Problem statement –
Without the pictures, copy the entries below word for word.

(Stored entries)
— Begin —

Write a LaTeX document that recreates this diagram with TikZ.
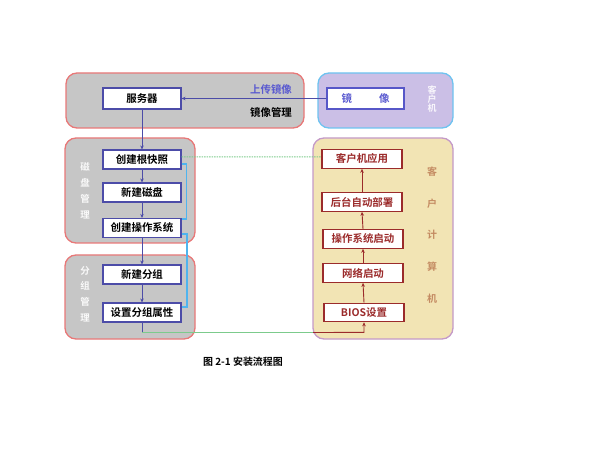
\documentclass[tikz,border=0pt]{standalone}
\usepackage{fontspec}
\setmainfont{Noto Sans CJK SC}[BoldFont={Noto Sans CJK SC Bold}]
\usetikzlibrary{arrows.meta}
\definecolor{grayfill}{HTML}{C6C6C6}
\definecolor{redborder}{HTML}{E87878}
\definecolor{lavfill}{HTML}{CBBFE6}
\definecolor{skyborder}{HTML}{6EC3F0}
\definecolor{tanfill}{HTML}{F2E4B4}
\definecolor{mauveborder}{HTML}{C49AC8}
\definecolor{navy}{HTML}{4C4CA8}
\definecolor{darkred}{HTML}{9B2B2B}
\definecolor{lblue}{HTML}{4FB4EE}
\definecolor{lgreen}{HTML}{7CCB8C}
\definecolor{brownlbl}{HTML}{C48B62}
\definecolor{uptext}{HTML}{5A5AD0}
\tikzset{
  grp/.style={rounded corners=11bp, line width=1.3bp},
  lbox/.style={draw=navy, fill=white, line width=1.1bp, minimum width=78bp, minimum height=19bp, inner sep=0pt, font=\fontsize{10.5}{12}\selectfont\bfseries, text=black},
  rbox/.style={draw=darkred, fill=white, line width=1.1bp, minimum width=80bp, minimum height=18.5bp, inner sep=0pt, font=\fontsize{10.5}{12}\selectfont\bfseries, text=darkred},
  navyarr/.style={draw=navy, line width=0.9bp, -{Stealth[length=4bp,width=3.5bp]}},
  redarr/.style={draw=darkred, line width=0.9bp, -{Stealth[length=4bp,width=3.5bp]}},
  vlabel/.style={align=center, inner sep=0pt, font=\fontsize{9.5}{16}\selectfont\bfseries},
}
\begin{document}
\begin{tikzpicture}[x=1bp,y=-1bp]
\useasboundingbox (0,0) rectangle (594,468);
% groups
\draw[grp, draw=redborder, fill=grayfill] (66,73) rectangle (304,128);
\draw[grp, draw=skyborder, fill=lavfill] (318,73) rectangle (453,128);
\draw[grp, draw=redborder, fill=grayfill] (65,138) rectangle (195,243);
\draw[grp, draw=redborder, fill=grayfill] (65,255) rectangle (195,339);
\draw[grp, draw=mauveborder, fill=tanfill] (313,138) rectangle (453,339);
\coordinate (tanleft) at (313,0);
% top texts
\node[font=\fontsize{10.5}{12}\selectfont\bfseries, text=uptext] (up) at (271,89) {上传镜像};
\node[font=\fontsize{10.5}{12}\selectfont\bfseries] (mgr) at (271,112) {镜像管理};
\node[vlabel, text=white!88!lavfill, font=\fontsize{9}{9.4}\selectfont\bfseries] (kh) at (432,99) {客\\户\\机};
\node[vlabel, text=white!92!grayfill] (dl) at (85,191) {磁\\盘\\管\\理};
\node[vlabel, text=white!92!grayfill, font=\fontsize{9.5}{15.7}\selectfont\bfseries] (gl) at (85,294) {分\\组\\管\\理};
\node[vlabel, text=brownlbl, font=\fontsize{10}{31.8}\selectfont\bfseries] (cl) at (432,235) {客\\户\\计\\算\\机};
% boxes
\node[lbox, minimum height=21bp] (srv) at (142,98.5) {服务器};
\node[lbox, minimum width=77bp, minimum height=21bp, text=uptext, draw=uptext!80!navy] (img) at (365.5,98.5) {镜\hspace{27bp}像};
\node[lbox] (snap) at (142,159.5) {创建根快照};
\node[lbox] (disk) at (142,192.5) {新建磁盘};
\node[lbox] (os) at (142,228) {创建操作系统};
\node[lbox] (ng) at (142,274.5) {新建分组};
\node[lbox] (attr) at (142,312.5) {设置分组属性};
\node[rbox] (app) at (362,159) {客户机应用};
\node[rbox] (dep) at (362,202) {后台自动部署};
\node[rbox] (boot) at (363,239) {操作系统启动};
\node[rbox] (net) at (363,273) {网络启动};
\node[rbox] (bios) at (364,312.5) {BIOS设置};
% connectors
\draw[navyarr] (img.west) -- (srv.east);
\draw[navyarr] (srv.south) -- (snap.north);
\draw[navyarr] (snap.south) -- (disk.north);
\draw[navyarr] (disk.south) -- (os.north);
\draw[navyarr] (os.south) -- (ng.north);
\draw[navyarr] (ng.south) -- (attr.north);
\draw[redarr] (bios.north) -- (net.south);
\draw[redarr] (net.north) -- (boot.south);
\draw[redarr] (boot.north) -- (dep.south);
\draw[redarr] (dep.north) -- (app.south);
\draw[draw=lblue, line width=1.3bp] ([yshift=-4.5bp]snap.east) -- ++(5,0) |- ([yshift=-1bp]os.north east);
\draw[draw=lblue, line width=1.3bp] ([yshift=-6bp]os.east) -- ++(5.5,0) |- ([yshift=5.5bp]attr.east);
\draw[draw=lgreen, line width=1bp, dash pattern=on 1.5bp off 1bp] ([yshift=2.5bp]snap.east) -- ([yshift=2bp]app.west);
\coordinate (c1) at ([yshift=-10bp]attr.south);
\coordinate (c2) at (c1 -| tanleft);
\coordinate (c3) at ([yshift=-10bp]bios.south);
\draw[draw=navy, line width=1bp] (attr.south) -- (c1);
\draw[draw=lgreen, line width=1bp] (c1) -- (c2);
\draw[redarr] (c2) -- (c3) -- (bios.south);
% caption
\node[font=\fontsize{10}{12}\selectfont\bfseries] (cap) at (243,362) {图 2-1 安装流程图};
\end{tikzpicture}
\end{document}
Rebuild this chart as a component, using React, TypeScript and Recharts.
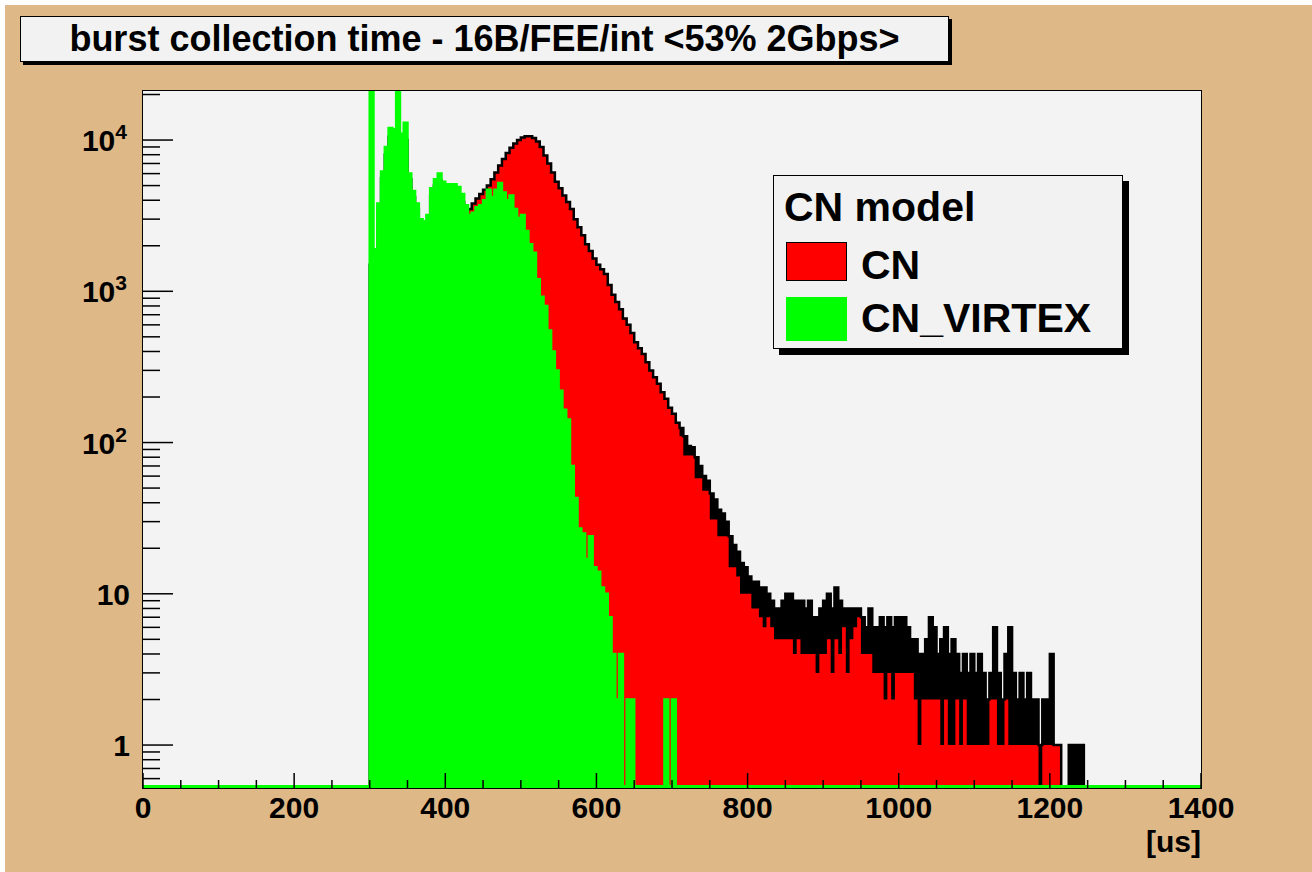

— End —

Response to the exercise –
Write a LaTeX document that recreates this diagram with TikZ.
\documentclass[tikz,border=0pt]{standalone}
\usepackage{fontspec}
\setmainfont{Noto Sans CJK SC}[BoldFont={Noto Sans CJK SC Bold}]
\usetikzlibrary{arrows.meta}
\definecolor{grayfill}{HTML}{C6C6C6}
\definecolor{redborder}{HTML}{E87878}
\definecolor{lavfill}{HTML}{CBBFE6}
\definecolor{skyborder}{HTML}{6EC3F0}
\definecolor{tanfill}{HTML}{F2E4B4}
\definecolor{mauveborder}{HTML}{C49AC8}
\definecolor{navy}{HTML}{4C4CA8}
\definecolor{darkred}{HTML}{9B2B2B}
\definecolor{lblue}{HTML}{4FB4EE}
\definecolor{lgreen}{HTML}{7CCB8C}
\definecolor{brownlbl}{HTML}{C48B62}
\definecolor{uptext}{HTML}{5A5AD0}
\tikzset{
  grp/.style={rounded corners=11bp, line width=1.3bp},
  lbox/.style={draw=navy, fill=white, line width=1.1bp, minimum width=78bp, minimum height=19bp, inner sep=0pt, font=\fontsize{10.5}{12}\selectfont\bfseries, text=black},
  rbox/.style={draw=darkred, fill=white, line width=1.1bp, minimum width=80bp, minimum height=18.5bp, inner sep=0pt, font=\fontsize{10.5}{12}\selectfont\bfseries, text=darkred},
  navyarr/.style={draw=navy, line width=0.9bp, -{Stealth[length=4bp,width=3.5bp]}},
  redarr/.style={draw=darkred, line width=0.9bp, -{Stealth[length=4bp,width=3.5bp]}},
  vlabel/.style={align=center, inner sep=0pt, font=\fontsize{9.5}{16}\selectfont\bfseries},
}
\begin{document}
\begin{tikzpicture}[x=1bp,y=-1bp]
\useasboundingbox (0,0) rectangle (594,468);
% groups
\draw[grp, draw=redborder, fill=grayfill] (66,73) rectangle (304,128);
\draw[grp, draw=skyborder, fill=lavfill] (318,73) rectangle (453,128);
\draw[grp, draw=redborder, fill=grayfill] (65,138) rectangle (195,243);
\draw[grp, draw=redborder, fill=grayfill] (65,255) rectangle (195,339);
\draw[grp, draw=mauveborder, fill=tanfill] (313,138) rectangle (453,339);
\coordinate (tanleft) at (313,0);
% top texts
\node[font=\fontsize{10.5}{12}\selectfont\bfseries, text=uptext] (up) at (271,89) {上传镜像};
\node[font=\fontsize{10.5}{12}\selectfont\bfseries] (mgr) at (271,112) {镜像管理};
\node[vlabel, text=white!88!lavfill, font=\fontsize{9}{9.4}\selectfont\bfseries] (kh) at (432,99) {客\\户\\机};
\node[vlabel, text=white!92!grayfill] (dl) at (85,191) {磁\\盘\\管\\理};
\node[vlabel, text=white!92!grayfill, font=\fontsize{9.5}{15.7}\selectfont\bfseries] (gl) at (85,294) {分\\组\\管\\理};
\node[vlabel, text=brownlbl, font=\fontsize{10}{31.8}\selectfont\bfseries] (cl) at (432,235) {客\\户\\计\\算\\机};
% boxes
\node[lbox, minimum height=21bp] (srv) at (142,98.5) {服务器};
\node[lbox, minimum width=77bp, minimum height=21bp, text=uptext, draw=uptext!80!navy] (img) at (365.5,98.5) {镜\hspace{27bp}像};
\node[lbox] (snap) at (142,159.5) {创建根快照};
\node[lbox] (disk) at (142,192.5) {新建磁盘};
\node[lbox] (os) at (142,228) {创建操作系统};
\node[lbox] (ng) at (142,274.5) {新建分组};
\node[lbox] (attr) at (142,312.5) {设置分组属性};
\node[rbox] (app) at (362,159) {客户机应用};
\node[rbox] (dep) at (362,202) {后台自动部署};
\node[rbox] (boot) at (363,239) {操作系统启动};
\node[rbox] (net) at (363,273) {网络启动};
\node[rbox] (bios) at (364,312.5) {BIOS设置};
% connectors
\draw[navyarr] (img.west) -- (srv.east);
\draw[navyarr] (srv.south) -- (snap.north);
\draw[navyarr] (snap.south) -- (disk.north);
\draw[navyarr] (disk.south) -- (os.north);
\draw[navyarr] (os.south) -- (ng.north);
\draw[navyarr] (ng.south) -- (attr.north);
\draw[redarr] (bios.north) -- (net.south);
\draw[redarr] (net.north) -- (boot.south);
\draw[redarr] (boot.north) -- (dep.south);
\draw[redarr] (dep.north) -- (app.south);
\draw[draw=lblue, line width=1.3bp] ([yshift=-4.5bp]snap.east) -- ++(5,0) |- ([yshift=-1bp]os.north east);
\draw[draw=lblue, line width=1.3bp] ([yshift=-6bp]os.east) -- ++(5.5,0) |- ([yshift=5.5bp]attr.east);
\draw[draw=lgreen, line width=1bp, dash pattern=on 1.5bp off 1bp] ([yshift=2.5bp]snap.east) -- ([yshift=2bp]app.west);
\coordinate (c1) at ([yshift=-10bp]attr.south);
\coordinate (c2) at (c1 -| tanleft);
\coordinate (c3) at ([yshift=-10bp]bios.south);
\draw[draw=navy, line width=1bp] (attr.south) -- (c1);
\draw[draw=lgreen, line width=1bp] (c1) -- (c2);
\draw[redarr] (c2) -- (c3) -- (bios.south);
% caption
\node[font=\fontsize{10}{12}\selectfont\bfseries] (cap) at (243,362) {图 2-1 安装流程图};
\end{tikzpicture}
\end{document}
Rebuild this chart as a component, using React, TypeScript and Recharts.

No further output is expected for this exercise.